Edward Moya, senior market analyst for OANDA, wrote that: “Xi’s comments did not reveal anything new, but served as a reminder that China is also in need of a trade deal.”

“Stocks’ short-term direction is still all about trade,” said Alec Young, managing director of global markets research at FTSE Russell. “Given precious little substance of late on that front, it’s no surprise stocks are stuck in a tight trading range with volatility at multimonth lows.”

In her first speech as president of the European Central Bank, Christine Lagarde called for a "new European policy mix" to generate growth in the eurozone economy. She also called for increased public investment in the euro zone to push up domestic demand.

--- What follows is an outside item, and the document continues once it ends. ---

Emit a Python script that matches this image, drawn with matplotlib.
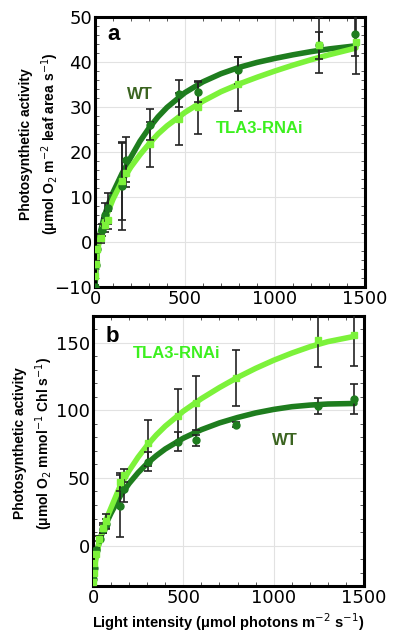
import matplotlib.pyplot as plt
from matplotlib.ticker import MultipleLocator

plt.rcParams['font.family'] = ['DejaVu Sans']
LABEL_FONT = ['Liberation Sans', 'DejaVu Sans']

DARK = "#1e7d1e"
LIGHT = "#7cf23a"
WT_TEXT = "#3b6420"
TLA_TEXT = "#3cf01e"

# ---- panel a: per leaf area ----
a_wt_x = [0, 5, 10, 37, 57, 70, 148, 172, 307, 468, 570, 793, 1246, 1446]
a_wt_y = [-10, -5, -1.5, 2.7, 6.1, 7.5, 12.4, 18.3, 26.1, 32.9, 33.4, 38.2, 43.7, 46.3]
a_wt_err = [0.5, 0.5, 0.5, 1.3, 2.5, 3.5, 9.8, 5, 3.4, 3, 2.2, 3, 3, 5]

a_tla_x = [0, 5, 10, 33, 57, 70, 148, 172, 307, 468, 570, 793, 1246, 1450]
a_tla_y = [-7.5, -4.8, -1.5, 0.8, 3.8, 4.9, 13.5, 15.3, 21.7, 27.3, 29.9, 35.1, 43.7, 44.4]
a_tla_err = [0.5, 0.5, 0.5, 1, 1.5, 2, 8.5, 3, 5, 5.8, 5.9, 6, 6.2, 7]

# fitted light-response curves
fit_x = [0, 5, 15, 30, 50, 75, 100, 150, 200, 250, 300, 350, 400, 500, 600, 700,
         800, 900, 1000, 1100, 1200, 1300, 1450]
a_wt_fit = [-10, -6, -1.5, 2.2, 5.5, 8.5, 11, 15.2, 18.9, 22.4, 25.3, 27.8, 29.9,
            33.2, 35.6, 37.4, 38.8, 39.9, 40.8, 41.6, 42.3, 42.9, 43.6]
a_tla_fit = [-7.5, -5, -1.5, 1.5, 4.2, 7, 9.5, 13.5, 16.7, 19.4, 21.8, 24, 25.8,
             28.8, 31.3, 33.4, 35.1, 36.6, 38, 39.3, 40.5, 41.6, 43.1]

# ---- panel b: per chlorophyll ----
b_wt_x = [0, 5, 15, 37, 57, 70, 148, 172, 307, 468, 570, 793, 1246, 1446]
b_wt_y = [-25, -17, -3, 5, 12, 16, 29, 42, 62, 77, 78, 89.5, 103.5, 108.5]
b_wt_err = [1, 1, 1, 2, 3, 4, 23, 10, 7, 7, 4, 2, 6, 11]

b_tla_x = [0, 3, 8, 15, 33, 57, 70, 148, 172, 307, 468, 570, 793, 1246, 1446]
b_tla_y = [-27, -20, -13, -6, 5, 13, 18, 47, 52, 75.6, 95.8, 105.7, 124, 152, 155.7]
b_tla_err = [1, 1, 1, 1, 2, 4, 5, 7, 5, 17, 20, 20, 21, 20, 23]

b_wt_fit = [-25, -18, -9, 0, 9, 17, 24, 36.5, 46, 54, 60.8, 66.5, 71.5, 79.5, 85.8,
            90.8, 94.8, 98.2, 100.8, 102.8, 104, 104.8, 105.2]
b_tla_fit = [-27, -20, -10, 0, 10, 20, 28, 44, 55.5, 65.5, 74.2, 81.8, 88.4, 99.5,
             108.8, 117, 124.5, 131.2, 137.2, 142.5, 147.2, 151, 155]


def _panel(ax, wt, tla, wt_fit, tla_fit, ylim, ymajor, yminor):
    ax.plot(fit_x, wt_fit, color=DARK, lw=4, solid_capstyle="round", zorder=2)
    ax.plot(fit_x, tla_fit, color=LIGHT, lw=4, solid_capstyle="round", zorder=2)
    for (x, y, e), col, mk in ((wt, DARK, "o"), (tla, LIGHT, "s")):
        ax.errorbar(x, y, yerr=e, fmt="none", ecolor="#222222", elinewidth=1.2,
                    capsize=3, capthick=1.2, zorder=3)
        ax.plot(x, y, mk, color=col, ms=5, zorder=4)
    ax.set_xlim(0, 1500)
    ax.set_ylim(*ylim)
    ax.xaxis.set_major_locator(MultipleLocator(500))
    ax.xaxis.set_minor_locator(MultipleLocator(100))
    ax.yaxis.set_major_locator(MultipleLocator(ymajor))
    ax.yaxis.set_minor_locator(MultipleLocator(yminor))
    ax.grid(True, which="major", color="#e2e2e2", lw=0.8, zorder=0)
    ax.tick_params(which="both", direction="in", top=True, right=True,
                   labelsize=13, color="#555555")
    ax.tick_params(which="major", length=0, pad=2)
    ax.tick_params(which="minor", length=3, width=0.7)
    for s in ax.spines.values():
        s.set_linewidth(2.2)


fig = plt.figure(figsize=(3.97, 6.34), dpi=100)
ax_a = fig.add_axes([0.2393, 0.5473, 0.680, 0.4259])
ax_b = fig.add_axes([0.2343, 0.0757, 0.6826, 0.4259])

_panel(ax_a, (a_wt_x, a_wt_y, a_wt_err), (a_tla_x, a_tla_y, a_tla_err),
       a_wt_fit, a_tla_fit, (-10, 50), 10, 2)
_panel(ax_b, (b_wt_x, b_wt_y, b_wt_err), (b_tla_x, b_tla_y, b_tla_err),
       b_wt_fit, b_tla_fit, (-30, 170), 50, 10)
ax_b.set_yticks([0, 50, 100, 150])

lab = dict(fontsize=12, fontweight="bold", ha="center", va="center", family=LABEL_FONT)
ax_a.text(70, 46, "a", fontsize=16, fontweight="bold", va="center", family=LABEL_FONT)
ax_a.text(250, 32.7, "WT", color=WT_TEXT, **lab)
ax_a.text(917, 25.3, "TLA3-RNAi", color=TLA_TEXT, **lab)

ax_b.text(70, 155, "b", fontsize=16, fontweight="bold", va="center", family=LABEL_FONT)
ax_b.text(465, 142, "TLA3-RNAi", color=TLA_TEXT, **lab)
ax_b.text(1063, 78, "WT", color=WT_TEXT, **lab)

ylab = dict(fontsize=10, fontweight="bold", linespacing=1.4, family=LABEL_FONT)
ax_a.set_ylabel("Photosynthetic activity\n(\u03bcmol O$_2$ m$^{-2}$ leaf area s$^{-1}$)", **ylab)
ax_a.yaxis.set_label_coords(-0.125, 0.53)
ax_b.set_ylabel("Photosynthetic activity\n(\u03bcmol O$_2$ mmol$^{-1}$ Chl s$^{-1}$)", **ylab)
ax_b.yaxis.set_label_coords(-0.14, 0.53)
ax_b.set_xlabel("Light intensity (\u03bcmol photons m$^{-2}$ s$^{-1}$)",
                fontsize=10.5, fontweight="bold", labelpad=3, family=LABEL_FONT)

fig.savefig("out.png", dpi=100)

Lagarde said little about monetary policy, except to note that the central bank will “continue to support the economy and respond to future risks in line with our price stability mandate.”

Data suggested business conditions in Europe are worsening -- IHS Markit’s flash November composite Purchasing Managers’ Index fell to 50.3 from October’s 50.6, just above the 50 mark which separates growth from contraction.

IHS Markit said November’s Index suggests gross domestic product growth of only 0.1% in the third quarter, below the 0.2% figure from last quarter.

In contrast, the U.S. manufacturing sector showed signs of strength.

IHS Markit said its flash manufacturing purchasing managers index for the U.S. climbed to 52.2 in November from 51.3 in October. The flash services purchasing managers index in November edged up to 51.6 from 50.6.

Overnight, Asian markets finished lower with the Hang Seng dropping 0.48% while Japan's Nikkei 225 fell 0.32% and China's Shanghai Composite was lost 0.63%.

European markets finished higher led by the FTSE 100 which gained 1.22% while Germany's DAX rand France's CAC 40 each edged up 0.2%.

Crude oil futures fell 1.02% to $57.98 per barrel and Brent crude gained 0.36% at $63.62. Gold futures edged down 0.08%.

The euro was down 0.34% to $1.1021 while the pound sterling slipped 0.59% to $1.2834.

The yield on the 10-year Treasury edged up 0.11% to 1.774% while yield on the 30-year Treasury dropped 0.36% to 2.23%.